The higher complexities of poker were not much harder for him. He did not have to memorize the odds of twenty-three to one against drawing two cards to make a flush, or ninety-seven to one against drawing three that would turn a pair into a full house. He could even prove on paper the paradoxical theorem that when holding two pairs against an opponent who you are sure has threes, you have a better chance of taking the pot if you discard your smaller pair and buy three new cards than if you timidly trade your maverick for just one that you hope will fill the hand.
Mr Way had long since relegated such overworked games to the category of minor pastimes or last resorts.
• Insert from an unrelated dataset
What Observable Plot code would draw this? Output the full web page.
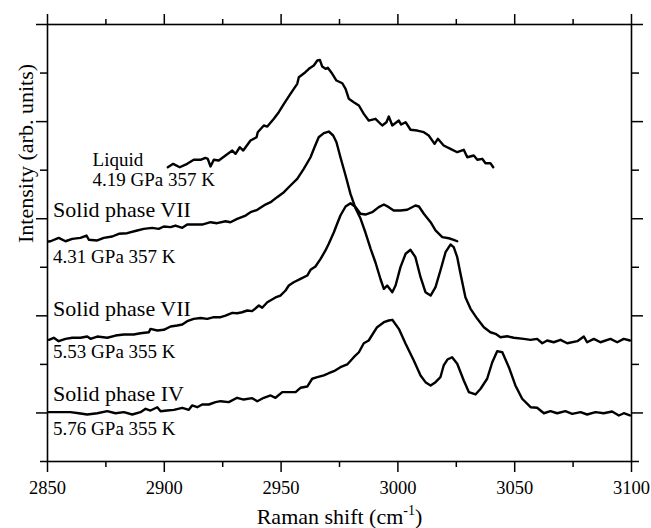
<!DOCTYPE html>
<html>
<head>
<meta charset="utf-8">
<script src="https://cdn.jsdelivr.net/npm/d3@7"></script>
<script src="https://cdn.jsdelivr.net/npm/@observablehq/plot@0.6"></script>
<style>
  html, body { margin: 0; padding: 0; background: #fff; }
</style>
</head>
<body>
<div id="chart"></div>
<script>
// Raman shift (cm-1) vs intensity (arb. units, offset spectra)
const liquid_419 = [
  [2901.5,303.0],[2903.8,306.5],[2906.6,303.0],[2909.8,306.5],[2912.6,310.7],[2915.5,310.7],[2917.6,312.7],[2918.6,311.7],
  [2919.8,303.8],[2921.2,310.7],[2923.3,309.9],[2926.2,315.1],[2929.1,320.2],[2930.5,316.8],[2932.3,323.6],[2933.8,320.2],
  [2936.9,330.5],[2939.5,333.9],[2940.0,339.1],[2942.6,346.0],[2944.1,344.9],[2946.9,352.9],[2949.0,359.7],[2951.2,368.3],
  [2954.0,378.6],[2956.9,388.9],[2957.6,395.7],[2960.4,400.9],[2961.9,404.4],[2964.0,407.8],[2965.5,412.9],[2966.6,413.6],
  [2967.6,406.7],[2969.0,404.4],[2970.0,405.4],[2971.9,399.2],[2973.7,392.3],[2976.2,389.5],[2977.6,383.8],[2979.0,373.5],
  [2981.1,370.0],[2983.3,366.6],[2985.4,358.0],[2987.5,351.1],[2990.4,352.9],[2993.3,346.0],[2995.1,349.4],[2996.1,355.2],
  [2997.6,346.0],[3000.4,351.1],[3001.4,347.0],[3003.3,349.4],[3005.4,341.6],[3008.3,340.8],[3011.1,339.1],[3013.2,335.7],
  [3015.7,327.1],[3017.1,332.3],[3019.6,325.4],[3022.5,322.0],[3025.4,318.5],[3028.2,321.0],[3029.7,313.3],[3032.5,315.1],
  [3034.0,310.7],[3036.1,311.7],[3037.5,307.2],[3039.6,307.2],[3040.8,303.0]
];
const solidVII_431 = [
  [2850.4,226.5],[2851.3,226.8],[2854.8,230.3],[2857.7,226.8],[2860.6,229.3],[2864.1,230.3],[2866.7,232.7],[2867.7,228.3],
  [2871.3,227.6],[2874.1,230.3],[2877.7,231.7],[2880.5,234.5],[2884.1,235.1],[2888.4,237.9],[2891.2,239.6],[2894.8,240.6],
  [2897.6,239.6],[2899.8,242.0],[2902.7,241.3],[2904.8,243.0],[2907.7,240.6],[2909.8,244.0],[2912.6,244.0],[2916.2,244.0],
  [2919.8,246.4],[2922.6,245.4],[2926.2,247.4],[2928.3,246.4],[2931.2,249.9],[2934.8,253.3],[2936.9,256.7],[2939.8,259.2],
  [2943.3,264.6],[2945.5,267.0],[2948.3,272.2],[2951.2,277.3],[2954.0,284.2],[2956.9,291.1],[2959.7,301.4],[2962.6,313.3],
  [2964.3,323.6],[2966.1,333.9],[2968.3,338.1],[2970.4,339.8],[2972.3,335.7],[2973.7,328.8],[2975.4,313.3],[2977.6,294.5],
  [2979.7,275.6],[2981.9,260.5],[2984.0,250.2],[2986.1,235.8],[2988.3,219.3],[2990.4,204.9],[2992.6,187.4],[2994.0,177.8],
  [2995.4,181.2],[2997.6,174.3],[2999.0,181.2],[3001.1,200.1],[3003.3,213.9],[3005.4,218.0],[3007.5,210.4],[3009.7,189.8],
  [3011.8,174.3],[3014.0,170.9],[3016.1,179.5],[3018.2,196.7],[3020.4,215.5],[3022.5,223.4],[3023.9,220.7],[3025.4,210.4],
  [3026.8,193.3],[3028.9,169.2],[3031.1,157.2],[3034.0,146.9],[3036.8,138.3],[3039.6,133.1],[3041.8,131.5],[3043.9,128.0],
  [3046.8,129.0],[3049.6,127.4],[3053.9,126.3],[3056.8,125.3],[3059.6,126.3],[3061.8,121.8],[3063.9,124.6],[3066.7,122.8],
  [3069.6,125.3],[3072.5,121.8],[3076.8,123.9],[3079.6,128.7],[3081.0,122.8],[3083.9,126.3],[3086.7,122.8],[3091.0,126.3],
  [3093.9,122.8],[3096.7,126.3],[3099.3,124.6]
];
const solidVII_553 = [
  [2850.6,125.3],[2852.7,127.4],[2854.8,123.9],[2857.7,126.3],[2860.6,127.4],[2864.1,127.4],[2867.0,128.7],[2868.4,126.3],
  [2871.3,128.7],[2875.6,127.4],[2879.1,129.7],[2882.7,130.8],[2886.9,130.8],[2889.8,132.1],[2893.4,133.1],[2894.1,136.6],
  [2897.0,134.9],[2899.8,135.6],[2902.7,139.0],[2905.5,140.0],[2907.7,141.1],[2909.8,144.5],[2912.6,146.9],[2915.5,147.8],
  [2918.4,146.9],[2921.2,148.6],[2924.1,148.6],[2926.2,150.3],[2929.1,153.1],[2931.2,152.7],[2933.3,153.7],[2935.5,155.5],
  [2937.6,154.8],[2940.5,160.6],[2941.9,158.3],[2944.1,164.0],[2947.6,168.9],[2949.7,170.9],[2951.9,176.1],[2953.3,181.2],
  [2955.4,184.6],[2958.3,188.1],[2961.2,191.5],[2962.6,197.4],[2964.7,200.8],[2966.9,208.7],[2969.0,217.3],[2970.4,224.2],
  [2972.6,236.1],[2974.0,244.8],[2975.4,253.3],[2977.6,262.6],[2979.7,266.0],[2981.9,261.9],[2984.0,255.1],[2986.1,254.3],
  [2989.0,256.7],[2991.8,261.9],[2994.0,264.6],[2996.1,261.9],[2998.2,258.5],[3001.1,258.5],[3004.0,259.2],[3007.5,263.6],
  [3009.0,262.6],[3011.1,255.1],[3014.0,246.4],[3016.1,237.9],[3019.0,231.0],[3021.8,229.9],[3023.9,228.3],[3025.4,226.8]
];
const solidIV_576 = [
  [2850.6,50.8],[2854.8,50.8],[2859.8,50.8],[2863.4,49.7],[2867.0,48.4],[2871.3,49.7],[2875.6,51.8],[2879.1,49.7],
  [2882.7,50.8],[2886.3,48.4],[2889.8,50.8],[2892.0,54.3],[2894.1,52.5],[2897.0,55.9],[2898.4,51.8],[2901.2,52.5],
  [2904.1,53.2],[2907.7,55.3],[2910.5,53.2],[2911.9,57.7],[2914.1,55.9],[2916.2,58.7],[2919.1,58.7],[2921.9,61.1],
  [2924.1,62.1],[2927.6,61.1],[2931.2,65.6],[2934.0,63.8],[2937.6,65.2],[2939.8,62.1],[2942.6,65.6],[2945.5,68.0],
  [2947.6,65.6],[2950.5,71.4],[2953.3,71.4],[2956.2,71.4],[2958.3,75.9],[2961.2,77.2],[2963.3,85.2],[2965.5,86.8],
  [2968.3,88.6],[2970.4,90.9],[2972.6,93.0],[2975.4,97.1],[2978.3,99.9],[2981.1,107.4],[2983.3,112.5],[2985.4,121.8],
  [2987.5,124.6],[2989.7,133.1],[2991.1,138.3],[2994.0,143.4],[2996.1,145.2],[2997.6,145.9],[3000.4,136.6],[3003.3,121.2],
  [3006.8,104.0],[3009.7,88.6],[3011.8,81.7],[3014.0,78.3],[3016.1,81.7],[3018.2,86.8],[3019.6,98.9],[3021.2,105.0],
  [3023.2,107.4],[3025.4,100.6],[3028.2,83.4],[3030.4,71.4],[3033.2,69.0],[3035.4,74.9],[3038.2,85.2],[3040.4,102.2],
  [3042.5,113.6],[3044.7,112.5],[3047.5,97.1],[3050.3,78.3],[3053.2,64.6],[3056.8,55.9],[3059.6,55.3],[3062.5,49.7],
  [3065.3,51.8],[3068.2,49.7],[3071.7,51.8],[3074.6,49.1],[3078.2,50.8],[3081.0,48.4],[3084.6,50.8],[3088.1,49.7],
  [3091.7,51.5],[3094.6,47.4],[3096.7,49.7],[3099.3,47.4]
];

const xTicks = [2850, 2900, 2950, 3000, 3050, 3100];
const xMinorTicks = [2875, 2925, 2975, 3025, 3075];
const yTicks = [50, 150, 250, 350, 450];
const yMinorTicks = [0, 100, 200, 300, 400];

const labelTexts = ["Liquid", "4.19 GPa 357 K", "Solid phase VII", "4.31 GPa 357 K",
                    "Solid phase VII", "5.53 GPa 355 K", "Solid phase IV", "5.76 GPa 355 K"];
const labelX = [2869.3, 2869.3, 2852.4, 2852.4, 2852.4, 2852.4, 2852.4, 2852.4];
const labelY = [304.8, 284.2, 251.6, 204.9, 150.3, 106.1, 62.8, 26.8];
const labelSize = [19, 19, 22, 19, 22, 19, 22, 19];

const seriesList = [
  ["Liquid 4.19 GPa", liquid_419],
  ["VII 4.31 GPa", solidVII_431],
  ["VII 5.53 GPa", solidVII_553],
  ["IV 5.76 GPa", solidIV_576]
];
const lineData = seriesList.flatMap(([name, pts]) => pts.map(([x, y]) => ({series: name, x, y})));
const labels = labelTexts.map((t, i) => ({text: t, x: labelX[i], y: labelY[i], size: labelSize[i]}));

const serif = "'Liberation Serif', 'Times New Roman', serif";
const xTitle = "Raman shift (cm-1)";

const chart = Plot.plot({
  width: 651,
  height: 528,
  marginLeft: 47,
  marginRight: 20,
  marginTop: 24,
  marginBottom: 67,
  style: {fontFamily: serif, background: "#fff", color: "#000", overflow: "visible"},
  x: {domain: [2850, 3100], label: null},
  y: {domain: [0, 450], label: null},
  marks: [
    Plot.line(lineData, {x: "x", y: "y", z: "series", stroke: "#000", strokeWidth: 2.4, strokeLinejoin: "round"}),
    Plot.text(labels, {x: "x", y: "y", text: "text", fontSize: d => d.size, textAnchor: "start", lineAnchor: "bottom", fill: "#000"}),
    // bottom axis: labelled major ticks + minor ticks
    Plot.axisX(xTicks, {anchor: "bottom", tickSize: 11, tickPadding: 8, fontSize: 18.5, tickFormat: d => String(d), strokeWidth: 1.5, label: null}),
    Plot.axisX(xMinorTicks, {anchor: "bottom", tickSize: 6, tickFormat: () => "", strokeWidth: 1.5, label: null}),
    // top axis ticks
    Plot.axisX(xTicks, {anchor: "top", tickSize: 11, tickFormat: () => "", strokeWidth: 1.5, label: null}),
    Plot.axisX(xMinorTicks, {anchor: "top", tickSize: 6, tickFormat: () => "", strokeWidth: 1.5, label: null}),
    // left axis ticks
    Plot.axisY(yTicks, {anchor: "left", tickSize: 11, tickFormat: () => "", strokeWidth: 1.5, label: null}),
    Plot.axisY(yMinorTicks, {anchor: "left", tickSize: 7, tickFormat: () => "", strokeWidth: 1.5, label: null}),
    // right axis ticks
    Plot.axisY(yTicks, {anchor: "right", tickSize: 11, tickFormat: () => "", strokeWidth: 1.5, label: null}),
    Plot.axisY(yMinorTicks, {anchor: "right", tickSize: 7, tickFormat: () => "", strokeWidth: 1.5, label: null}),
    Plot.frame({stroke: "#000", strokeWidth: 1.6}),
    // axis titles
    Plot.text(["Intensity (arb. units)"], {frameAnchor: "left", dx: -15, rotate: -90, lineAnchor: "bottom", fontSize: 22, fill: "#000"}),
    Plot.text([xTitle], {frameAnchor: "bottom", dy: 62, lineAnchor: "bottom", fontSize: 22, fill: "#000"})
  ]
});

// turn "-1" into a superscript
d3.select(chart).selectAll("text").each(function () {
  if (this.textContent === xTitle) {
    const t = d3.select(this);
    t.text(null);
    t.append("tspan").text("Raman shift (cm");
    t.append("tspan").attr("font-size", 14).attr("dy", -9).text("-1");
    t.append("tspan").attr("dy", 9).text(")");
  }
});

document.getElementById("chart").appendChild(chart);
</script>
</body>
</html>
For one thing, he had also learned a few things about the mechanical methods of loading, shaving, switching, marking, and otherwise hocusing cards and dice, to say nothing of the sleights of hand (for which he himself had no natural aptitude whatever) in their manipulation, which could nullify the most comprehensive theoretical calculations. For another, he had found that a discouraging percentage of even the most verdant greenhorns had been forewarned through the modern media of Sunday newspaper supplements, paperback fiction, B pictures and television, of the hazards of playing games with strangers. And thirdly, the relatively fractional edge that a brain with a built-in slide rule might give him in conventional gambling was too small and laborious in the payola to satisfy his driving ambitions. He would prefer to cash in any day on some proposition in which his advantage could be measured not in fractions, but in fat round numbers.
Simon Templar first saw him in action at the bar of the Interplanetary Hotel in Miami Beach. Every season during this era of seemingly endless expansion saw the opening of some gleaming new caravanserai which aspired to be the “hotel of the year” — bigger, grander, gaudier, more modern, more luxurious, and more expensive than all the jam-packed hundreds of other palaces to which it added its opulence — which for a few dizzy months would skim the cream of the traffic before it yielded to the hotel of next year which was even then in the girder stage on the adjoining lot. The period of this story is fatally pinpointed by the mere mention of the Interplanetary Hotel, which obviously staked its début on the fact that solemn citizens who once automatically dismissed science fiction as a form of juvenile escapism were currently pontificating about rockets to the moon and pondering the legal tricks that might have to be invoked to grab off the largest hunk of the lunar market. The entrepreneurs of this palatial pub had already nailed their seats on the bandwagon by having the lobby laid out on the lines of some futuristic concept, of a space port, decorating the main dining room with symbols aimed at striking a happy compromise between astronomy and astrology, branding their plushier accommodations with such labels as “The Martian Suite” or “The Venusian Suite,” and barely stopping short of putting Plexiglas bubble helmets on the bellboys. And for that season, at least, they were assured of entertaining the loudest, lushest, most ostentatious fugitives from the northern, snows who were likely to get washed up on that excessively upholstered strand. The ideal subjects, in fact, for Mr Way’s studiously honed technique.